O escritório também sustenta que, caso os bens vinculados à concessão estejam depreciados, essa depreciação deve constar na base de passivos e “ser objeto de indenização”.
A argumentação se apoia em cláusulas do termo aditivo, que determinam: “O valor devido entre as partes, a título de indenização pela extinção da Concessão, será calculado pelo saldo dos investimentos vinculados a bens reversíveis não amortizados ou depreciados, nos termos do levantamento da base de ativos aprovado pela ANTT”.
A ANTT, porém, discorda. A agência afirma que sua “missão é justamente evitar que a malha ferroviária nacional se transforme em um passivo remunerável por abandono calculado”.
Segundo Mariana Sánchez, chefe de gabinete da Superintendência de Transporte Ferroviário (Sufer), “reconhecer a depreciação, portanto, não se admite apenas a título de argumentação, como pretende a concessionária, mas sim diante da crua realidade dos fatos, fartamente documentada e tecnicamente comprovada pela equipe de fiscalização da ANTT. As imagens anexadas ao relatório de fiscalização não são meras ilustrações decorativas – são evidências incontornáveis de um estado avançado de deterioração que não decorre do tempo, mas da negligência”.
Ela reforça que “a depreciação não é hipotética: é concreta, visível e perigosa. Tratar esse cenário como um exercício de retórica defensiva é menosprezar a inteligência da administração pública e subestimar o papel regulador desta agência”.
Em outro processo, sobre o trecho entre Mairinque e Bauru, o superintendente Alessandro Baumgartner destacou que a concessionária “não tem aplicado recursos necessários para zelar adequadamente a via permanente”.
O relatório técnico apontou 476 restrições de velocidade e falhas no cumprimento das normas ABNT NBR nº 16.387/2020 e NBR nº 16.845/2020, além de “invasões na faixa de domínio e furto de trilhos, o que evidencia a inexistência de vigilância patrimonial no trecho inspecionado”.
CRITÉRIOS
Com a Instrução Normativa nº 1/2025, a ANTT flexibilizou os critérios de avaliação, especialmente em relação a trilhos, dormentes e aparelhos de mudança de via.
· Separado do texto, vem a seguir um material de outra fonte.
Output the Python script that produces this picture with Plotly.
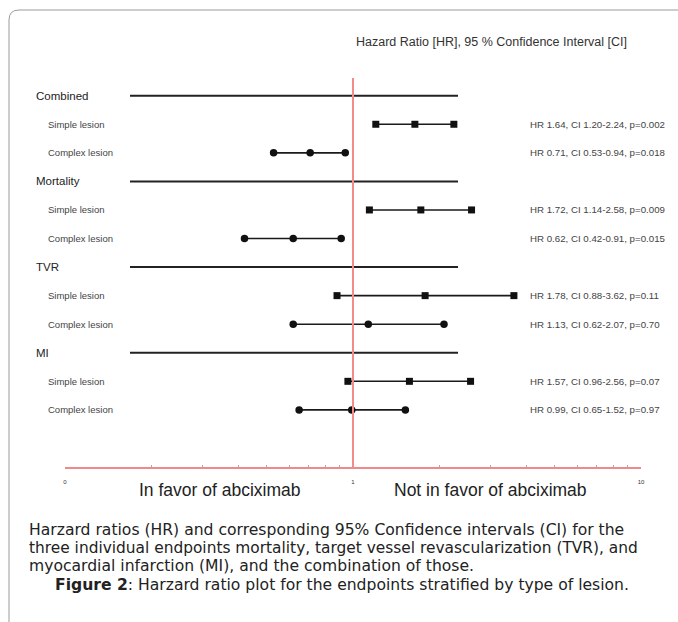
import plotly.graph_objects as go

# ---------------- data ----------------
groups = ["Combined", "Mortality", "TVR", "MI"]
lesions = ["Simple lesion", "Complex lesion"]
hr = [1.64, 0.71, 1.72, 0.62, 1.78, 1.13, 1.57, 0.99]
ci_low = [1.20, 0.53, 1.14, 0.42, 0.88, 0.62, 0.96, 0.65]
ci_high = [2.24, 0.94, 2.58, 0.91, 3.62, 2.07, 2.56, 1.52]
p_values = ["0.002", "0.018", "0.009", "0.015", "0.11", "0.70", "0.07", "0.97"]
tick_vals = [0.1, 0.2, 0.3, 0.4, 0.5, 0.6, 0.7, 0.8, 0.9, 1,
             2, 3, 4, 5, 6, 7, 8, 9, 10]
tick_text = ["0", "", "", "", "", "", "", "", "", "1",
             "", "", "", "", "", "", "", "", "10"]

# ---------------- layout helpers ----------------
W, H = 678, 622
L, R, T, B = 65, 37, 78, 155
PW, PH = W - L - R, H - T - B
FONT = "Liberation Sans, Arial"
CAP_FONT = "DejaVu Sans, Liberation Sans, Arial"


def px(x):
    return (x - L) / PW


def py(y):
    return (H - B - y) / PH


fig = go.Figure()

rows_simple, rows_complex = [], []
xs_simple, xs_complex = [], []
for gi, g in enumerate(groups):
    for li in range(2):
        k = gi * 2 + li
        row = gi * 3 + 1 + li
        xs = [ci_low[k], hr[k], ci_high[k], None]
        ys = [row, row, row, None]
        if li == 0:
            xs_simple += xs
            rows_simple += ys
        else:
            xs_complex += xs
            rows_complex += ys

line_style = dict(color="#1a1a1a", width=1.6)
fig.add_trace(go.Scatter(x=xs_simple, y=rows_simple, mode="lines+markers",
                         line=line_style,
                         marker=dict(symbol="square", size=7, color="#111"),
                         showlegend=False, hoverinfo="skip"))
fig.add_trace(go.Scatter(x=xs_complex, y=rows_complex, mode="lines+markers",
                         line=line_style,
                         marker=dict(symbol="circle", size=7.5, color="#111"),
                         showlegend=False, hoverinfo="skip"))

annotations = []
shapes = []
for gi, g in enumerate(groups):
    hrow = gi * 3
    annotations.append(dict(x=px(34), y=hrow, xref="paper", yref="y",
                            text=g, showarrow=False, xanchor="left",
                            font=dict(family=FONT, size=11.5, color="#222")))
    shapes.append(dict(type="line", xref="paper", yref="y",
                       x0=px(130), x1=px(458), y0=hrow, y1=hrow,
                       line=dict(color="#222", width=2)))
    for li, les in enumerate(lesions):
        k = gi * 2 + li
        row = hrow + 1 + li
        annotations.append(dict(x=px(46), y=row, xref="paper", yref="y",
                                text=les, showarrow=False, xanchor="left",
                                font=dict(family=FONT, size=9.5, color="#444")))
        annotations.append(dict(
            x=px(528), y=row, xref="paper", yref="y",
            text=f"HR {hr[k]:.2f}, CI {ci_low[k]:.2f}-{ci_high[k]:.2f}, p={p_values[k]}",
            showarrow=False, xanchor="left",
            font=dict(family=FONT, size=9.7, color="#444")))

# red reference line at HR = 1
shapes.append(dict(type="line", xref="x", yref="paper", x0=1, x1=1, y0=0, y1=1,
                   line=dict(color="#f28c8c", width=2)))

# title
annotations.append(dict(x=px(491), y=py(42), xref="paper", yref="paper",
                        text="Hazard Ratio [HR], 95 % Confidence Interval [CI]",
                        showarrow=False, xanchor="center", yanchor="middle",
                        font=dict(family=FONT, size=12.5, color="#333")))

# favour labels
annotations.append(dict(x=px(219), y=py(490), xref="paper", yref="paper",
                        text="In favor of abciximab", showarrow=False,
                        xanchor="center", yanchor="middle",
                        font=dict(family=FONT, size=17.5, color="#222")))
annotations.append(dict(x=px(490), y=py(490), xref="paper", yref="paper",
                        text="Not in favor of abciximab", showarrow=False,
                        xanchor="center", yanchor="middle",
                        font=dict(family=FONT, size=17.5, color="#222")))

# caption
caption_lines = [
    "Harzard ratios (HR) and corresponding 95% Confidence intervals (CI) for the",
    "three individual endpoints mortality, target vessel revascularization (TVR), and",
    "myocardial infarction (MI), and the combination of those.",
]
caption_sizes = [15.6, 15.4, 15.6]
for line, yy, sz in zip(caption_lines, [530, 548, 566], caption_sizes):
    annotations.append(dict(x=px(27), y=py(yy), xref="paper", yref="paper",
                            text=line, showarrow=False, xanchor="left", yanchor="middle",
                            font=dict(family=CAP_FONT, size=sz, color="#222")))
annotations.append(dict(x=px(342), y=py(585), xref="paper", yref="paper",
                        text="<b>Figure 2</b>: Harzard ratio plot for the endpoints stratified by type of lesion.",
                        showarrow=False, xanchor="center", yanchor="middle",
                        font=dict(family=CAP_FONT, size=15.6, color="#222")))

# frame with rounded top-left corner
fx0, fy0, rad = 9, 10, 10
path = (f"M {px(fx0)},{py(H + 5)} L {px(fx0)},{py(fy0 + rad)} "
        f"Q {px(fx0)},{py(fy0)} {px(fx0 + rad)},{py(fy0)} L {px(W + 5)},{py(fy0)}")
shapes.append(dict(type="path", xref="paper", yref="paper", path=path,
                   line=dict(color="#9a9a9a", width=1)))

fig.update_layout(
    width=W, height=H,
    margin=dict(l=L, r=R, t=T, b=B, pad=0),
    paper_bgcolor="white", plot_bgcolor="white",
    xaxis=dict(type="log", range=[-1, 1], showgrid=False, zeroline=False,
               showline=True, linecolor="#f08a8a", linewidth=1.5,
               tickvals=tick_vals, ticktext=tick_text,
               ticks="inside", ticklen=2, tickcolor="#c8a0a0", tickwidth=1,
               tickfont=dict(family=FONT, size=6, color="#333"),
               ticklabelstandoff=8),
    yaxis=dict(range=[13, -0.62], visible=False, showgrid=False, zeroline=False),
    annotations=annotations,
    shapes=shapes,
)

fig.write_html("out.html")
Antes, a troca de todos os materiais era obrigatória, mesmo que estivessem em bom estado.
Agora, a indenização considera parâmetros distintos para materiais servíveis e inservíveis, conforme explica Mariana Carvalho, pesquisadora do Observatório do TCU da FGV Direito SP, em parceria com a Sociedade Brasileira de Direito Público.
De forma semelhante, os dormentes inservíveis passaram a ter limites aceitáveis, definidos de acordo com o raio das curvas e demais características da via.
Segundo o TCU, o plenário do Tribunal homologou, em 6 de dezembro de 2023, o termo de solução consensual que resolveu controvérsias sobre a devolução do trecho entre Presidente Prudente e Presidente Epitácio.
O ministro Jorge Oliveira, relator do processo, destacou que “a devolução de trechos ferroviários inoperantes ou antieconômicos é uma oportunidade de extrema importância para o desenvolvimento do modal ferroviário no Brasil”.
Na ocasião, o TCU lembrou que 64% da malha ferroviária brasileira está subutilizada ou inoperante e que as devoluções podem ser parte da solução. O acordo envolveu o Ministério dos Transportes, o Dnit, a ANTT, a Rumo e unidades do próprio Tribunal e tratou também da metodologia para cálculo de indenizações.
A solução consensual definiu, entre outros pontos, os limites de dormentes inservíveis (entre 10% e 20%, conforme o tipo de via), a diferença de valor entre trilhos novos e usados e a retirada de taxas de manutenção e depreciação para evitar cobranças em duplicidade.
Esse modelo serviu de base para a Instrução Normativa nº 1/2025, que hoje orienta o cálculo da indenização da Malha Oeste.